### SUPPLIED INFORMATION
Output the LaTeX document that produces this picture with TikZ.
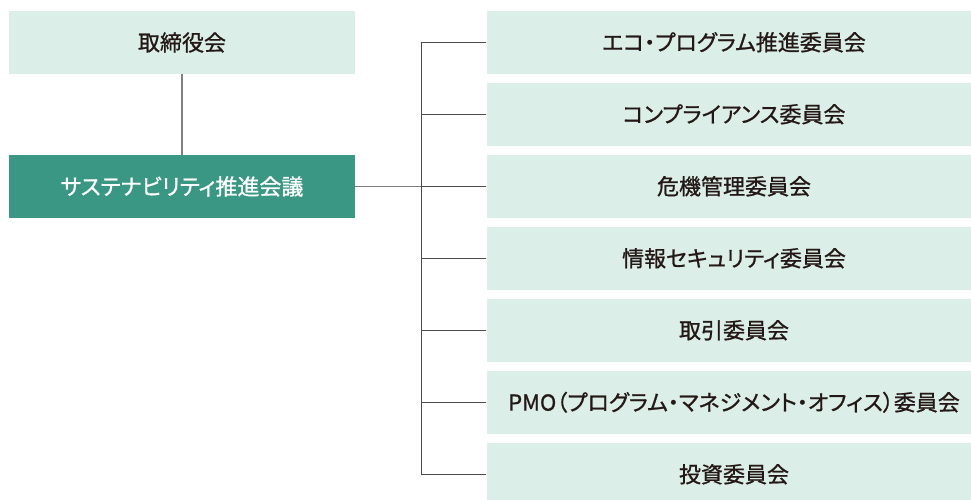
\documentclass[tikz,border=0pt]{standalone}
\usepackage{fontspec}
\setmainfont{Noto Sans CJK JP}[RawFeature=+palt,FakeBold=0.9]
\definecolor{lightbox}{HTML}{DCEEE8}
\definecolor{darkbox}{HTML}{3A9784}
\definecolor{txt}{HTML}{231815}
\definecolor{lnA}{HTML}{7F7F7F}
\definecolor{lnB}{HTML}{4A4A4A}
\begin{document}
\begin{tikzpicture}[x=1pt,y=-1pt,
  lbox/.style={rectangle,fill=lightbox,text=txt,minimum width=346pt,minimum height=63pt,inner sep=0pt,font=\fontsize{22}{26}\selectfont},
  dbox/.style={lbox,fill=darkbox,text=white},
  rbox/.style={lbox,minimum width=495pt,minimum height=62.5pt},
  conA/.style={draw=lnA,line width=1.3pt},
  conB/.style={draw=lnB,line width=1pt}]
\clip (0,0) rectangle (971,499);
\fill[white] (0,0) rectangle (971,499);
\node[lbox] (A) at (182,42.5) {取締役会};
\node[dbox] (B) at (182,186.5) {サステナビリティ推進会議};
\node[rbox] (C1) at (734,42.25) {エコ・プログラム推進委員会};
\node[rbox] (C2) at (734,114.25) {コンプライアンス委員会};
\node[rbox] (C3) at (734,186.25) {危機管理委員会};
\node[rbox] (C4) at (734,258.25) {情報セキュリティ委員会};
\node[rbox] (C5) at (734,330.25) {取引委員会};
\node[rbox] (C6) at (734,402.25) {PMO（プログラム・マネジメント・オフィス）委員会};
\node[rbox] (C7) at (734,474.25) {投資委員会};
\coordinate (trunk) at (421,0);
\draw[conA] (A.south) -- (B.north);
\draw[conA] (B.east) -- (B.east -| trunk);
\draw[conB] (C1.west) -- (C1.west -| trunk) -- (C7.west -| trunk) -- (C7.west);
\foreach \i in {2,...,6} \draw[conB] (C\i.west) -- (C\i.west -| trunk);
\end{tikzpicture}
\end{document}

### CHALLENGE
Pictures are excluded; copy all other data exactly as shown.

### TASK RESULT
Output the LaTeX document that produces this picture with TikZ.
\documentclass[tikz,border=0pt]{standalone}
\usepackage{fontspec}
\setmainfont{Noto Sans CJK JP}[RawFeature=+palt,FakeBold=0.9]
\definecolor{lightbox}{HTML}{DCEEE8}
\definecolor{darkbox}{HTML}{3A9784}
\definecolor{txt}{HTML}{231815}
\definecolor{lnA}{HTML}{7F7F7F}
\definecolor{lnB}{HTML}{4A4A4A}
\begin{document}
\begin{tikzpicture}[x=1pt,y=-1pt,
  lbox/.style={rectangle,fill=lightbox,text=txt,minimum width=346pt,minimum height=63pt,inner sep=0pt,font=\fontsize{22}{26}\selectfont},
  dbox/.style={lbox,fill=darkbox,text=white},
  rbox/.style={lbox,minimum width=495pt,minimum height=62.5pt},
  conA/.style={draw=lnA,line width=1.3pt},
  conB/.style={draw=lnB,line width=1pt}]
\clip (0,0) rectangle (971,499);
\fill[white] (0,0) rectangle (971,499);
\node[lbox] (A) at (182,42.5) {取締役会};
\node[dbox] (B) at (182,186.5) {サステナビリティ推進会議};
\node[rbox] (C1) at (734,42.25) {エコ・プログラム推進委員会};
\node[rbox] (C2) at (734,114.25) {コンプライアンス委員会};
\node[rbox] (C3) at (734,186.25) {危機管理委員会};
\node[rbox] (C4) at (734,258.25) {情報セキュリティ委員会};
\node[rbox] (C5) at (734,330.25) {取引委員会};
\node[rbox] (C6) at (734,402.25) {PMO（プログラム・マネジメント・オフィス）委員会};
\node[rbox] (C7) at (734,474.25) {投資委員会};
\coordinate (trunk) at (421,0);
\draw[conA] (A.south) -- (B.north);
\draw[conA] (B.east) -- (B.east -| trunk);
\draw[conB] (C1.west) -- (C1.west -| trunk) -- (C7.west -| trunk) -- (C7.west);
\foreach \i in {2,...,6} \draw[conB] (C\i.west) -- (C\i.west -| trunk);
\end{tikzpicture}
\end{document}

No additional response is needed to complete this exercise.